>> start Data block
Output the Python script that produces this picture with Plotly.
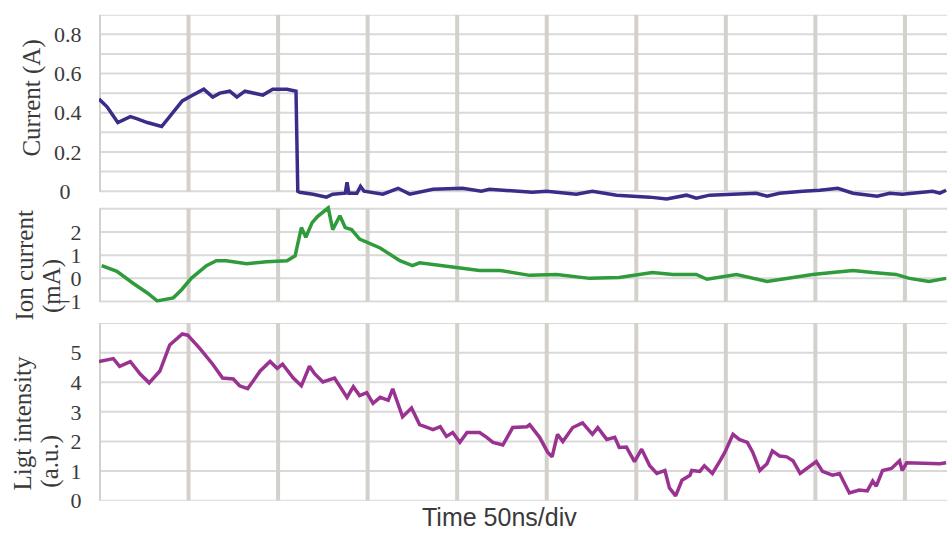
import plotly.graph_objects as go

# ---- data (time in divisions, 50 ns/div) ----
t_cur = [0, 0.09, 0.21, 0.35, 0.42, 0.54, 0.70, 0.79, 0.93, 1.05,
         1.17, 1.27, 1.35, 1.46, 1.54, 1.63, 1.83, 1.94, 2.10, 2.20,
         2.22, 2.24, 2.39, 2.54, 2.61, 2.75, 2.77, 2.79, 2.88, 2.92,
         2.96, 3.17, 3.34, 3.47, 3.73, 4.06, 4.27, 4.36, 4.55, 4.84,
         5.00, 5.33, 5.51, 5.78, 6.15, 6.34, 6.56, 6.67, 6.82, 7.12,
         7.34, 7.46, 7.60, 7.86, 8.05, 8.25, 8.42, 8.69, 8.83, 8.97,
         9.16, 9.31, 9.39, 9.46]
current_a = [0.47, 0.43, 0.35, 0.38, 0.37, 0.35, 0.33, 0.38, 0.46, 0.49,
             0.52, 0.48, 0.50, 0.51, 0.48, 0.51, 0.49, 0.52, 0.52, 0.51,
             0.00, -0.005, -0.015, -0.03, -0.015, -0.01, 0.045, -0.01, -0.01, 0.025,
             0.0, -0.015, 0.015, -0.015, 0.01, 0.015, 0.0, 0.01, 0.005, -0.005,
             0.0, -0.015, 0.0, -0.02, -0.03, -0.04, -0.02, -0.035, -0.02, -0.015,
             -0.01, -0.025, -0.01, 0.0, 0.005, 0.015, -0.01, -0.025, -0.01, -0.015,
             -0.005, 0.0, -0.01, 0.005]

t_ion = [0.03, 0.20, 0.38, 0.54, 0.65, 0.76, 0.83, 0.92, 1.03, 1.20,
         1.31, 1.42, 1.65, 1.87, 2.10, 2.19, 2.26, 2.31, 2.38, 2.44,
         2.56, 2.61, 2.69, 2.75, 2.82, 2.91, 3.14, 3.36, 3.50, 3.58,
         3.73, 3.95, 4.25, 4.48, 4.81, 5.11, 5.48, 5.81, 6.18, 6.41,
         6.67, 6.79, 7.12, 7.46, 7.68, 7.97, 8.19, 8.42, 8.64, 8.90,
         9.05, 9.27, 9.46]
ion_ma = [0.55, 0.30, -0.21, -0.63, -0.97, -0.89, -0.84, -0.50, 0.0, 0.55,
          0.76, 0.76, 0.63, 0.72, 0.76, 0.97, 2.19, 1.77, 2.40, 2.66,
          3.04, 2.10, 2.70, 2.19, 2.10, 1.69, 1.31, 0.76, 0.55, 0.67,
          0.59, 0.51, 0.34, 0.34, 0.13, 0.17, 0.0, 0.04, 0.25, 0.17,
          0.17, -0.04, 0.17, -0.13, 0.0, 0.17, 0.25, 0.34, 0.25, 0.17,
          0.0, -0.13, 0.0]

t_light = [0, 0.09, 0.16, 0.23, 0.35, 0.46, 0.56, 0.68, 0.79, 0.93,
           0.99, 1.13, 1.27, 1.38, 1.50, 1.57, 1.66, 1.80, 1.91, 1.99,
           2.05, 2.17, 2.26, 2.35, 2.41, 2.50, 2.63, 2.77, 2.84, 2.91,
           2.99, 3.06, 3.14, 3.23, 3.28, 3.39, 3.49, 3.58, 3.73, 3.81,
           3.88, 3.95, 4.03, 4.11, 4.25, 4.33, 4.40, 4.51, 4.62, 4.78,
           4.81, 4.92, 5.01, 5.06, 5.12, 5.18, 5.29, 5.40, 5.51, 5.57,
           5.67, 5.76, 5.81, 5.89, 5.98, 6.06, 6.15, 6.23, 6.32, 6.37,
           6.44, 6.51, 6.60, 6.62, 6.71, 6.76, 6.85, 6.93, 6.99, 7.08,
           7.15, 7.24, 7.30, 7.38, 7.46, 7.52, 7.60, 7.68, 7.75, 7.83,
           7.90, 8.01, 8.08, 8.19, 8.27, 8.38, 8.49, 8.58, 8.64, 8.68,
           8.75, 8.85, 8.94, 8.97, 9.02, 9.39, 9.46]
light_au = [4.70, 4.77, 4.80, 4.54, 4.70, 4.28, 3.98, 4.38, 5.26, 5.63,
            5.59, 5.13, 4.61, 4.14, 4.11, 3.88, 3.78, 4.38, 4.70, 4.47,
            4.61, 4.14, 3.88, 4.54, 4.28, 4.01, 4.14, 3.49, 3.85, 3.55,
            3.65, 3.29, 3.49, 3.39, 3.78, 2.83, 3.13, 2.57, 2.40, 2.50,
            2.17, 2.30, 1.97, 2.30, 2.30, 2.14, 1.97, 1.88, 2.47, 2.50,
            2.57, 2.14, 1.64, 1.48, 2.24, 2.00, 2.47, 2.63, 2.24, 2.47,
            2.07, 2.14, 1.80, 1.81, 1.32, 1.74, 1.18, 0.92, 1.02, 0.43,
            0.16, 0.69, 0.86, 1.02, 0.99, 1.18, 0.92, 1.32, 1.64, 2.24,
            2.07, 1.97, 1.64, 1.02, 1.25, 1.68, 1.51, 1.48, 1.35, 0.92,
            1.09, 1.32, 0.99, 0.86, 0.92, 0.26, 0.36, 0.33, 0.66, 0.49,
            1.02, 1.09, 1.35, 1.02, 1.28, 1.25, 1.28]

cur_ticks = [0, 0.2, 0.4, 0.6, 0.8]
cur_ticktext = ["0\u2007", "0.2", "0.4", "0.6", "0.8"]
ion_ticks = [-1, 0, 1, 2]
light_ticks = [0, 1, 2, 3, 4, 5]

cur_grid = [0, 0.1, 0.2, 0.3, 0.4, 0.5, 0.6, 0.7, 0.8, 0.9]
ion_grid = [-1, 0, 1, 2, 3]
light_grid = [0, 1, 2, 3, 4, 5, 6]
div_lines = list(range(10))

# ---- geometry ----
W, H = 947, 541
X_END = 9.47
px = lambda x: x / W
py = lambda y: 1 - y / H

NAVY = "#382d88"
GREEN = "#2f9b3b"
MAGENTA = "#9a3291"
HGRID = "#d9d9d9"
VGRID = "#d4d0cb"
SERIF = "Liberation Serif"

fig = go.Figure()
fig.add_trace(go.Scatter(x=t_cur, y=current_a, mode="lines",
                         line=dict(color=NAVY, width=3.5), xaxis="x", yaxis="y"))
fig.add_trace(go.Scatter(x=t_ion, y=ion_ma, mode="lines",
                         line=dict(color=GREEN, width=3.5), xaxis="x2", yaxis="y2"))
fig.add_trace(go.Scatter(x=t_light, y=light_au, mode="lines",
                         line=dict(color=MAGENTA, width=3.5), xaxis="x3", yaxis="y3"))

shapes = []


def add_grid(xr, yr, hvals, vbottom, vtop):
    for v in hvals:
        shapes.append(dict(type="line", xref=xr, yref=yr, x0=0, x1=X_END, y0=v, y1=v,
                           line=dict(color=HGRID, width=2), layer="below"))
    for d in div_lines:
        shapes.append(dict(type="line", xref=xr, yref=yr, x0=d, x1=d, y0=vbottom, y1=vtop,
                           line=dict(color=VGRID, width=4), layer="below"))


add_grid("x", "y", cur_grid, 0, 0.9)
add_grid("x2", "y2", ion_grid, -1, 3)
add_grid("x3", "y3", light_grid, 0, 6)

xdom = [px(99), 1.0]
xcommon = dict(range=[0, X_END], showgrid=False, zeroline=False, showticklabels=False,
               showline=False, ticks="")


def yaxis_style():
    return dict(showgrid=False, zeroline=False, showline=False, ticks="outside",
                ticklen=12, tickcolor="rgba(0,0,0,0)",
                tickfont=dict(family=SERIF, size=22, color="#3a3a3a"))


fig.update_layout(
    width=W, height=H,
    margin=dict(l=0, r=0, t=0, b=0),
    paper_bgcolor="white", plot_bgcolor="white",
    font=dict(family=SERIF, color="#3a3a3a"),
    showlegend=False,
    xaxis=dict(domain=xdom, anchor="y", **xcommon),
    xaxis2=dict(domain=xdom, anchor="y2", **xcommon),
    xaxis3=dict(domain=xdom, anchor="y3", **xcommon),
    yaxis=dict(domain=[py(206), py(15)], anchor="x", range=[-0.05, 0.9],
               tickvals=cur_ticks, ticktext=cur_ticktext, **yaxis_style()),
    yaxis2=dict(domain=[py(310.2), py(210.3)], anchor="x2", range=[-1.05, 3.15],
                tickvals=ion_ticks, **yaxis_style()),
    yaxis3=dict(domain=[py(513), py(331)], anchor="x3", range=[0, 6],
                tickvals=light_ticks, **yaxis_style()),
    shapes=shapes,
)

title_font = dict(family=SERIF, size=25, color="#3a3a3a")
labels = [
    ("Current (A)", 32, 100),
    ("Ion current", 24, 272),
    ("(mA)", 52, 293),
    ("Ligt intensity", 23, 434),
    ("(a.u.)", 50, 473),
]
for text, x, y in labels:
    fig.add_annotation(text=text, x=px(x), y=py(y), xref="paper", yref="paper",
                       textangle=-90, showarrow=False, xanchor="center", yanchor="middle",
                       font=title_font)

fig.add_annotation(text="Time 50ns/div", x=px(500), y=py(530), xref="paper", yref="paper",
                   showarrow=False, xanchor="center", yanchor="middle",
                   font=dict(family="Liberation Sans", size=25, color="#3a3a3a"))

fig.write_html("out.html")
>> end Data block
• **To be done**:
Quote, exactly and only, the lines from the first line of the data above through the line containing "import plotly.graph_objects as go". The pictures do not belong in it.

• **Exercise result**:
Output the Python script that produces this picture with Plotly.
import plotly.graph_objects as go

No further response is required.